**Instructions to follow:**
Exactly the lines from the start of the data through the line containing "const dt = 1e-5; // seconds per lag step" should be output, with both ends kept and nothing added.

━━ Information provided ━━

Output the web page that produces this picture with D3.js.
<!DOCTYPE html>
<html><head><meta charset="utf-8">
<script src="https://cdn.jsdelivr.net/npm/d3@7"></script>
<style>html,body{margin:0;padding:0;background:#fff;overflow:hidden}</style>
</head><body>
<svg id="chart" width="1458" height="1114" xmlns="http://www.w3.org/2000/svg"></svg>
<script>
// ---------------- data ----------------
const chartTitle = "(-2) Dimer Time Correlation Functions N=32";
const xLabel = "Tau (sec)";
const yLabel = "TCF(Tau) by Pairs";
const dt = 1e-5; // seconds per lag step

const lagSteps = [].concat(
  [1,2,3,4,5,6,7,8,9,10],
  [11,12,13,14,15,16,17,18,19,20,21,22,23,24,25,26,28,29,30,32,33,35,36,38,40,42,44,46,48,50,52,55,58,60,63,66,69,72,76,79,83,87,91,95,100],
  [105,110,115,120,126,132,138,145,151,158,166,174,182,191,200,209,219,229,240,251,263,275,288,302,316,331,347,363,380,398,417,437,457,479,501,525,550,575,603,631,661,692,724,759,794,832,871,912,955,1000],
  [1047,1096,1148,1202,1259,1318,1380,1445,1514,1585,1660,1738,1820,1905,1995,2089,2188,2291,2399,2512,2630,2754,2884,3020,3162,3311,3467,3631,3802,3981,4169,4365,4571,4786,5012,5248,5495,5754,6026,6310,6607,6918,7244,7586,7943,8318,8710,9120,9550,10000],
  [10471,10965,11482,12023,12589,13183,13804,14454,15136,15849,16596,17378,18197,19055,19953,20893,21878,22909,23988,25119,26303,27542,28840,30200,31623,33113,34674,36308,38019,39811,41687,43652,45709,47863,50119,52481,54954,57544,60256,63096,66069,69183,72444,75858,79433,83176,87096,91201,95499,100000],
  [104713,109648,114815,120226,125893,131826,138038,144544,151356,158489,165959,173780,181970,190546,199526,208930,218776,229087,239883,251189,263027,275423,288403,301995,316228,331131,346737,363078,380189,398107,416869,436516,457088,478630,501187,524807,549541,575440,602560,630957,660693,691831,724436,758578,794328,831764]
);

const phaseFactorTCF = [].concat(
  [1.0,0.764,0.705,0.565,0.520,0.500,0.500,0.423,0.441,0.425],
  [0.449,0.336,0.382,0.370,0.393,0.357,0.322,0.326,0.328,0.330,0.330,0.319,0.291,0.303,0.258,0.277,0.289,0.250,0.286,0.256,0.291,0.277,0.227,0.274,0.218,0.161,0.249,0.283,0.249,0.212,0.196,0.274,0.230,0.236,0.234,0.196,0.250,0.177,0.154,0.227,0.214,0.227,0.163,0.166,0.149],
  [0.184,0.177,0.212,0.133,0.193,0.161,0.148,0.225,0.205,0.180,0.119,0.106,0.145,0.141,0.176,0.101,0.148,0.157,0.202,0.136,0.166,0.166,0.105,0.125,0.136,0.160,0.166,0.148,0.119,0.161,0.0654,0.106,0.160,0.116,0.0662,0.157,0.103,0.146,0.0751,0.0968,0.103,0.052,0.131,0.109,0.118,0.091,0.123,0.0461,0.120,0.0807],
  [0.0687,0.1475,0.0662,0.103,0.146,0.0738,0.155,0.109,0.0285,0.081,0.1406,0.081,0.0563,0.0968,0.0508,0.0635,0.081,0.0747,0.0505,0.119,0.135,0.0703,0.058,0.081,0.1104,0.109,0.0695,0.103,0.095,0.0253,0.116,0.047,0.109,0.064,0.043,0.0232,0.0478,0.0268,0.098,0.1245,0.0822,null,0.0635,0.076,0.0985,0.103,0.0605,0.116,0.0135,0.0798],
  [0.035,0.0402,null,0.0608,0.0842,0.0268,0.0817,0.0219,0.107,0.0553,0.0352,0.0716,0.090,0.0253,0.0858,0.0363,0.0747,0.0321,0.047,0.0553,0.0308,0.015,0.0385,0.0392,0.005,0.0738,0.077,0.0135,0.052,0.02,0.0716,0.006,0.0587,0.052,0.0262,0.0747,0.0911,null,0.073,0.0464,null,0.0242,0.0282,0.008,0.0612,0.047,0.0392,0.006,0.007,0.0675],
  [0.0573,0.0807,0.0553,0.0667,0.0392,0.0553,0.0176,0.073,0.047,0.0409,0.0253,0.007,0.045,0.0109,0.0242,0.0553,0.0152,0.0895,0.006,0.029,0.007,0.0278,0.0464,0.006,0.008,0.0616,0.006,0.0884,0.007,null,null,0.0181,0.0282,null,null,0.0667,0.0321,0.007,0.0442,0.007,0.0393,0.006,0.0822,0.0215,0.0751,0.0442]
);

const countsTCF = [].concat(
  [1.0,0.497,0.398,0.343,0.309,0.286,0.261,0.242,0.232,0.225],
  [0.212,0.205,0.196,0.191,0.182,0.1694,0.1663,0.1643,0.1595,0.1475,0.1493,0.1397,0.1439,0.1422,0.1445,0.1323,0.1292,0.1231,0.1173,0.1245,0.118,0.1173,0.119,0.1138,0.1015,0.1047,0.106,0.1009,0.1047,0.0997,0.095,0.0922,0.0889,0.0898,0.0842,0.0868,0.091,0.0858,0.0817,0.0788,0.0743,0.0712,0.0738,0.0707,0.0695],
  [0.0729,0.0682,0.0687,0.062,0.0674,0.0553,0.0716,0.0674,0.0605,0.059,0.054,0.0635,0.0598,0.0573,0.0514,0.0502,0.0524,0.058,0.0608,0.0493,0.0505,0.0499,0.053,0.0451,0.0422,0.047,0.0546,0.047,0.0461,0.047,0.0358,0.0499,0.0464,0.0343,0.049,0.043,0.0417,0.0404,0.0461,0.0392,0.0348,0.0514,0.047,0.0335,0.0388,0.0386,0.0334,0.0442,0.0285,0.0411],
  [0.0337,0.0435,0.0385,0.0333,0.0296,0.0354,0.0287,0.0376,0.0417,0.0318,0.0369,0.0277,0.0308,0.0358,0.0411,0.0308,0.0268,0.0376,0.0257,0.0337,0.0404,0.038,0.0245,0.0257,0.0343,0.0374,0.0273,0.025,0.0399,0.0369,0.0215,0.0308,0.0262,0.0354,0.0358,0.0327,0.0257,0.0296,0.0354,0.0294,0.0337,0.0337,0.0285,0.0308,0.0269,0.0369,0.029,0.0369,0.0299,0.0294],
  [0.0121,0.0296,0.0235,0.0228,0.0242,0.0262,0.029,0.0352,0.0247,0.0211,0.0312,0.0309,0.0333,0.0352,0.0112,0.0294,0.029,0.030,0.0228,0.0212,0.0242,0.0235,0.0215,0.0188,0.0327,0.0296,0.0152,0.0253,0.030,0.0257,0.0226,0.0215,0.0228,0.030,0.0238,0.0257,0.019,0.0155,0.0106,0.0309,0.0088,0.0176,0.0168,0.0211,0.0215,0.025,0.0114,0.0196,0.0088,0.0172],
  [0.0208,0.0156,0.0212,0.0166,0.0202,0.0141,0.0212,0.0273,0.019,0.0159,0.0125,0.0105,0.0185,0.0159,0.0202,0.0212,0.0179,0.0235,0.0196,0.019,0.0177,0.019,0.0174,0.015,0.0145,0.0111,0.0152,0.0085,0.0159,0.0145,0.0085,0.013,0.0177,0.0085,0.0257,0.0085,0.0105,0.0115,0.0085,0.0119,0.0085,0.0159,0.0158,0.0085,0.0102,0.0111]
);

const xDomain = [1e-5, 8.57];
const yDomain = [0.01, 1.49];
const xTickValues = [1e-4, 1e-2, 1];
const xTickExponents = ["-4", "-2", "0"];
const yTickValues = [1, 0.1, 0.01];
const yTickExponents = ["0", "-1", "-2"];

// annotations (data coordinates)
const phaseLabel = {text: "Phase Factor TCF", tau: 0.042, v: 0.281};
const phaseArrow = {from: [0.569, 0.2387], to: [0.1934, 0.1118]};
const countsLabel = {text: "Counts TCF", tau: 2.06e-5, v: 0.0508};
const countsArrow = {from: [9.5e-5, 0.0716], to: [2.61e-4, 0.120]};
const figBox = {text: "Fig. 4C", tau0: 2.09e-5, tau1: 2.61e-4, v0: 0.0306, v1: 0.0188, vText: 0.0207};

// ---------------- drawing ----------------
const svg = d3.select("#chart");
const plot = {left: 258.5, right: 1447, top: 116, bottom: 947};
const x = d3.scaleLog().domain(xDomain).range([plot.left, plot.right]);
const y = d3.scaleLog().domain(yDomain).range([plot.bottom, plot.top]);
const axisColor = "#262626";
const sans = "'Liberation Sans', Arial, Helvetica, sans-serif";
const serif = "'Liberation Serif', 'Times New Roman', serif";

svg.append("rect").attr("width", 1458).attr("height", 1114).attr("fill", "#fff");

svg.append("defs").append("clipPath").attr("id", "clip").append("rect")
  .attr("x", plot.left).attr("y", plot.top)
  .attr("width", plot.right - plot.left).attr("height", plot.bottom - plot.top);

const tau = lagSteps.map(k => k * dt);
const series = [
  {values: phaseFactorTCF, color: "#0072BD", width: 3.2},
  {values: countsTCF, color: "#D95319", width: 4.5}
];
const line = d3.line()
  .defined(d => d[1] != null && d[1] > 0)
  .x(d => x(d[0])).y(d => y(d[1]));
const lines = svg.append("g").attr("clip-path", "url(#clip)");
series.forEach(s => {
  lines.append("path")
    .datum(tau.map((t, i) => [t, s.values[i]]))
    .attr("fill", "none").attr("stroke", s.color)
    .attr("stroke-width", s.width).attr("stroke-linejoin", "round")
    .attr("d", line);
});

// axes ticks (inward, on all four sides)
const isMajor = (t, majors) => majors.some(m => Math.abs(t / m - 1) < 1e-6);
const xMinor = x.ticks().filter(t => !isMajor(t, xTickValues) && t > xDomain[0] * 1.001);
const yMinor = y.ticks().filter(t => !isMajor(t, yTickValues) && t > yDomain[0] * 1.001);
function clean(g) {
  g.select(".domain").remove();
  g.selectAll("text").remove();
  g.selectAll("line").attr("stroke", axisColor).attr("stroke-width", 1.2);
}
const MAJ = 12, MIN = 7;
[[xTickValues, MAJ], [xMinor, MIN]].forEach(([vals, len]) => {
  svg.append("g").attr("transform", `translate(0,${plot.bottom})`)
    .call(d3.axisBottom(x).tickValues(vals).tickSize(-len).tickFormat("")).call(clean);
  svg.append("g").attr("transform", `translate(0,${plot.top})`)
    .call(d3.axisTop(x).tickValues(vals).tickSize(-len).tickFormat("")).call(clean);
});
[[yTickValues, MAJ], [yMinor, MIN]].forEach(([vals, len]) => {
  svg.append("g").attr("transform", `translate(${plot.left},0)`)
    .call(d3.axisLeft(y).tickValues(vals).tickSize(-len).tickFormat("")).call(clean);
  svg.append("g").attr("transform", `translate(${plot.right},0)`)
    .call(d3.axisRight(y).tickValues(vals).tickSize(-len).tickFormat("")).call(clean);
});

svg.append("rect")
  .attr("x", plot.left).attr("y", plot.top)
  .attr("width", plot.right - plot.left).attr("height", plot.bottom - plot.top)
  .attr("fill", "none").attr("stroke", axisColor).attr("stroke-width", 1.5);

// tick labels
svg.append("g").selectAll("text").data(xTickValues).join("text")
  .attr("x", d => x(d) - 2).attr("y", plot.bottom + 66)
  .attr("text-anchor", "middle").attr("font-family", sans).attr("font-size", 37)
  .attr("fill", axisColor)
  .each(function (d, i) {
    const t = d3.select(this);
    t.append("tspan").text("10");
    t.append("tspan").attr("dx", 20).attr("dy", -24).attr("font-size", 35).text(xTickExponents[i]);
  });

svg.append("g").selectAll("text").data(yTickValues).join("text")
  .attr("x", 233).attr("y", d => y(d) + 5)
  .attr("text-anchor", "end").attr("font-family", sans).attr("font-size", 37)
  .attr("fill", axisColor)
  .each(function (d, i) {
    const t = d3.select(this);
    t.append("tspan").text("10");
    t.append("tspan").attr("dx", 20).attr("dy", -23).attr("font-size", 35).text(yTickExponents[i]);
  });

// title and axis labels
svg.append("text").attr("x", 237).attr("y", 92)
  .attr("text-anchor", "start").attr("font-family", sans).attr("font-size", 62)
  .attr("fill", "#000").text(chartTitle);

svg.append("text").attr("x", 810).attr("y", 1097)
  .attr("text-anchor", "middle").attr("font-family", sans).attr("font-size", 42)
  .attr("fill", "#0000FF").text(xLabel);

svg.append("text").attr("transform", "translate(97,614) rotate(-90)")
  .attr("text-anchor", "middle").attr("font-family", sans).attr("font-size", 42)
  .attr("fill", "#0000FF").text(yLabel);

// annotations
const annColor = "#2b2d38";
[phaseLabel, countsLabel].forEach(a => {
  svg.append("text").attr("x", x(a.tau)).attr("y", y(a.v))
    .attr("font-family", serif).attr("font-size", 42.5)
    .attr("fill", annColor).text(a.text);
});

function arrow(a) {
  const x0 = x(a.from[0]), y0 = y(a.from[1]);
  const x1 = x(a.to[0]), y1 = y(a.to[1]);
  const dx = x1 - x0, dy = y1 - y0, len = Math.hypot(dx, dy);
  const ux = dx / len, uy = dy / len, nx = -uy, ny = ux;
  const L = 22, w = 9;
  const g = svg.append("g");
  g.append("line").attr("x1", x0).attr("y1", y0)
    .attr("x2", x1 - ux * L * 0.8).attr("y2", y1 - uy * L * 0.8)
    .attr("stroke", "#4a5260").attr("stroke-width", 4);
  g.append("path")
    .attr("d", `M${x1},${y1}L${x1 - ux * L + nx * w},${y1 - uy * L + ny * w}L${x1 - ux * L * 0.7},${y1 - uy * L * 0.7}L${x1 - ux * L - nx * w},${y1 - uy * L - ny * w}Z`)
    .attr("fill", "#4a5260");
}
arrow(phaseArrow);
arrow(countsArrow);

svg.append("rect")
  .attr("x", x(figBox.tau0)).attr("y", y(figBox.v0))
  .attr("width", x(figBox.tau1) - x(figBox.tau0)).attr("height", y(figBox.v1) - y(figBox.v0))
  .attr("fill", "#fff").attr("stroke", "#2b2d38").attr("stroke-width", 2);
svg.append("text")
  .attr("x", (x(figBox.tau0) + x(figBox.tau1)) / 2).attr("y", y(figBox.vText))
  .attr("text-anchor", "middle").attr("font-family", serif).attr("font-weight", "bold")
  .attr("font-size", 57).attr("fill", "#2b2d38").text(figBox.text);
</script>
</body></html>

━━━

**Finished task:**
Output the web page that produces this picture with D3.js.
<!DOCTYPE html>
<html><head><meta charset="utf-8">
<script src="https://cdn.jsdelivr.net/npm/d3@7"></script>
<style>html,body{margin:0;padding:0;background:#fff;overflow:hidden}</style>
</head><body>
<svg id="chart" width="1458" height="1114" xmlns="http://www.w3.org/2000/svg"></svg>
<script>
// ---------------- data ----------------
const chartTitle = "(-2) Dimer Time Correlation Functions N=32";
const xLabel = "Tau (sec)";
const yLabel = "TCF(Tau) by Pairs";
const dt = 1e-5; // seconds per lag step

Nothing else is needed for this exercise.